Severino Francisco
Enquanto o mundo explode, eu queria homenagear a uma das melhores amigas, Gioconda Caputo, que faz aniversário hoje. Ninguém imagina que, no corpo franzino, aquela baixinha carregue tanta força, resistência, coragem, dignidade, instinto, inteligência, sensibilidade e intuição. É um ser humano da melhor qualidade.
Gioconda tem o realismo bruto de mineira do interior, é uma pessoa autêntica, sem trapaças. Não esconde os defeitos, as falhas e as vulnerabilidades. Ela é uma mineirinha de grande sabedoria instintiva, cultiva de maneira quase religiosa a humildade, não da submissão, mas do essencial, do menos é mais. Para os amigos, Gioconda é sempre um oráculo sensível, ponderado, equilibrado, pragmático, sagaz e lúcido.
Uma vez, reclamei da atitude de um amigo ou suposto amigo. Depois de ouvir atentamente, ela ficou irritada e sentenciou com impaciência: “Olha, os verdadeiros amigos cabem nos dedos da mão direita. Os seus verdadeiros amigos somos: eu, fulana, beltrana e beltrano. E, quer saber, está maravilhoso”.
Trabalhamos juntos mais de 20 anos, em boa parte do tempo, eu, como editor, e ela, no posto de subeditora de cultura. Levei a fama de várias realizações dela porque não gosta de aparecer.A sua perspicácia foi crucial na consolidação de muitas coisas importantes na cidade.
Gioconda havia viajado e ficado encantada com a sede do CCBB no Rio. Encantada e indignada porque não havia um centro semelhante em Brasília, a capital do país. A partir daí, desencadeamos uma campanha que contribuiu para a criação do CCBB Brasília.
Aprendi muito com ela e, uma das maiores lições, foi a da prontidão. Quando têm um problema, muitas pessoas costumam jogá-lo embaixo do tapete. “Problema, a gente atropela”, ensina Gioconda. Tomei a frase como lema de vida.
Certa vez, organizei uma festa de aniversário da Gioconda, em que havia todos os itens que ela odiava: ovo cozido, filé de rã e sushi. Ela é dotada de um misterioso mau-humor muito bem-humorado e tirou de letra.

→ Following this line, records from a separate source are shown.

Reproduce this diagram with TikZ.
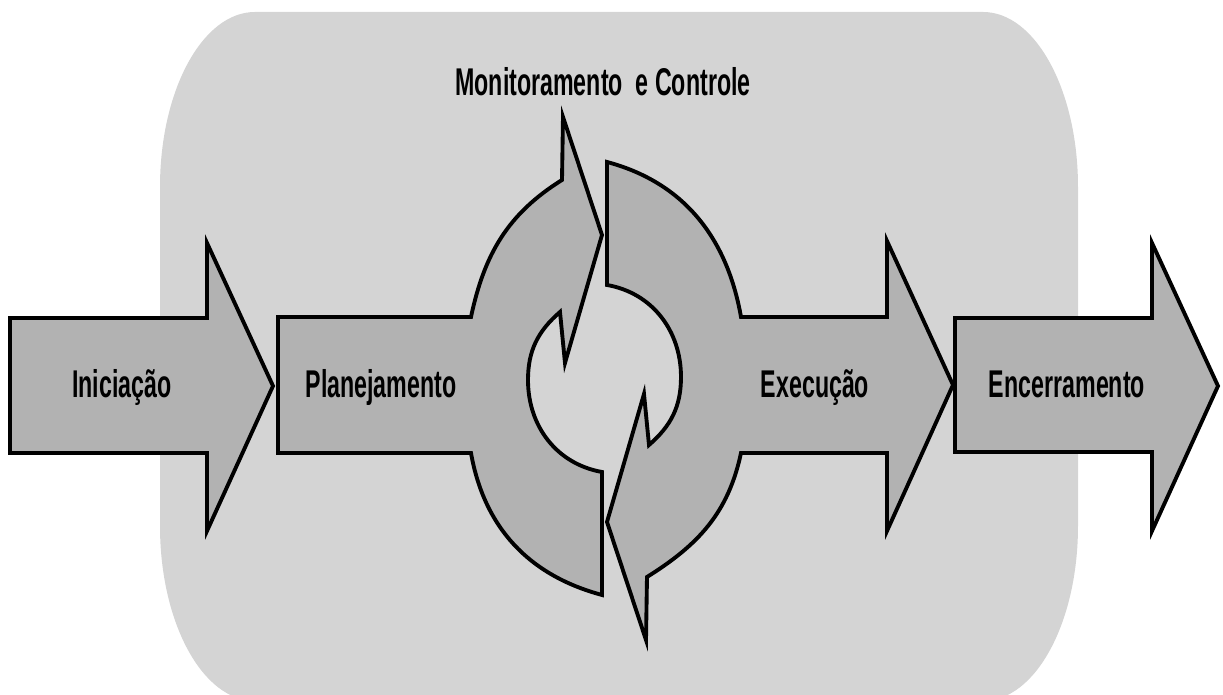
\documentclass[tikz,border=0pt]{standalone}
\usepackage{fontspec}
\newfontfamily\narrowsans[FakeStretch=0.6]{Liberation Sans}
\definecolor{panelgray}{RGB}{212,212,212}
\definecolor{phasegray}{RGB}{178,178,178}

\begin{document}
\begin{tikzpicture}[x=0.01cm, y=0.01cm,
    phasebox/.style={draw=black, fill=phasegray, line width=1.1pt},
    phaselabel/.style={font=\narrowsans\bfseries\fontsize{11}{13}\selectfont, inner sep=0pt, anchor=base}]
    \clip (0,0) rectangle (1223,695);

    \fill[panelgray] (160,508) -- (160,169) arc[start angle=180, end angle=270, x radius=95, y radius=175]
        -- (983,-6) arc[start angle=270, end angle=360, x radius=95, y radius=175]
        -- (1078,508) arc[start angle=0, end angle=90, x radius=95, y radius=175]
        -- (255,683) arc[start angle=90, end angle=180, x radius=95, y radius=175] -- cycle;

    \draw[phasebox] (10,377) -- (207,377) -- (207,452) -- (273,309) -- (207,164) -- (207,242) -- (10,242) -- cycle;

    \draw[phasebox] (278,378) -- (471,378) to[out=78, in=212] (562,515) -- (563,578) -- (602,460) -- (565,332)
        -- (560,383) to[out=221, in=90] (528,315) to[out=270, in=170] (602,223)
        -- (602,100) to[out=165, in=-80] (471,242) -- (278,242) -- cycle;

    \draw[phasebox] (607,533) to[out=-15, in=100] (741,378) -- (887,378) -- (887,454) -- (953,310) -- (887,164)
        -- (887,242) -- (741,242) to[out=258, in=32] (647,118) -- (646,55) -- (607,173) -- (644,301)
        -- (649,250) to[out=41, in=270] (681,318) to[out=90, in=350] (607,410) -- cycle;

    \draw[phasebox] (955,377) -- (1152,377) -- (1152,452) -- (1218,309) -- (1152,164) -- (1152,243) -- (955,243) -- cycle;

    \node[phaselabel] (ini) at (122,297) {Iniciação};
    \node[phaselabel] (plan) at (381,297) {Planejamento};
    \node[phaselabel] (exe) at (815,297) {Execução};
    \node[phaselabel] (enc) at (1067,297) {Encerramento};
    \node[phaselabel] (mon) at (603,599) {Monitoramento\ \ e Controle};
\end{tikzpicture}
\end{document}
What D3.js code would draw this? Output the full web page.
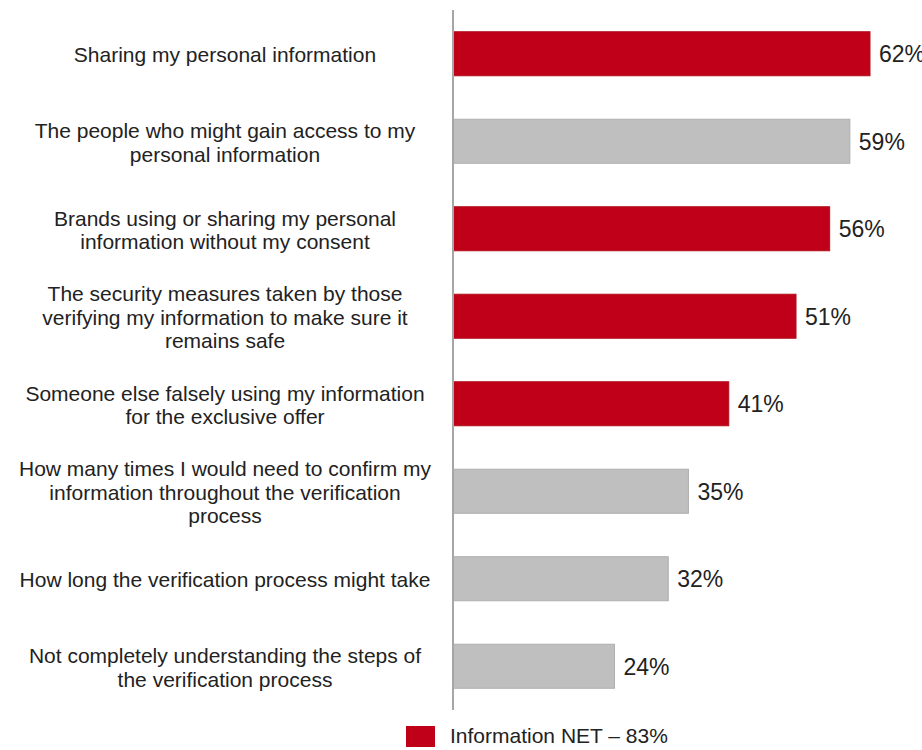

Nós tínhamos uma repórter, a quem chamarei pelo nome fictício de Juliana, que primava por um ceticismo que raiava o cômico. Gioconda teve muitas trombadas com ela por causa disso. Então, para amenizar o clima, resolvi fazer uma declaração de amor irreverente, com a autoridade de chefe. Combinei com a equipe inteira que, quando Juliana chegasse, eu daria a senha: 1, 2, 3… E todos da equipe, umas 10 pessoas, gritaríamos em coro: “Juliana, nós te amamos, sua imbecil!!!”.
E assim foi feito. Ao ouvir aquela declaração de amor berrada, a plenos pulmões, Juliana ficou muito emocionada, chorou e teve de sair da redação, acompanhada por outra colega. Ficamos preocupados, fui perguntar o que estava acontecendo e a colega explicou: “Juliana está chorando, ela não acredita que nós a amamos”. Com velocidade aquariana, Gioconda fulminou: “É, mas no imbecil, ela acredita”.
Moro em um condomínio horizontal fronteiriço a uma mata cerrada. Um dia, acordei às 7 da manhã para caminhar e entrei em êxtase com a sinfonia de pássaros. Fiquei tão enlevado que pensei em ligar para a Gioconda, abrir o celular e deixar que ela ouvisse o maravilhoso trinar das aves.
Em um surto de sensatez, desisti do intento desrazoado, mas não pude deixar de imaginar a reação do seu enigmático mau-humor bem-humorado, que se expressaria com palavras que, nas historinhas em quadrinhos, são representadas por relâmpagos, asteriscos, cobras, lagartos e outros bichos: “@ *%#&!!!Não acredito que você me acordou às 7 da manhã para ouvir passarinho. Só pode ser um pesadelo!!!”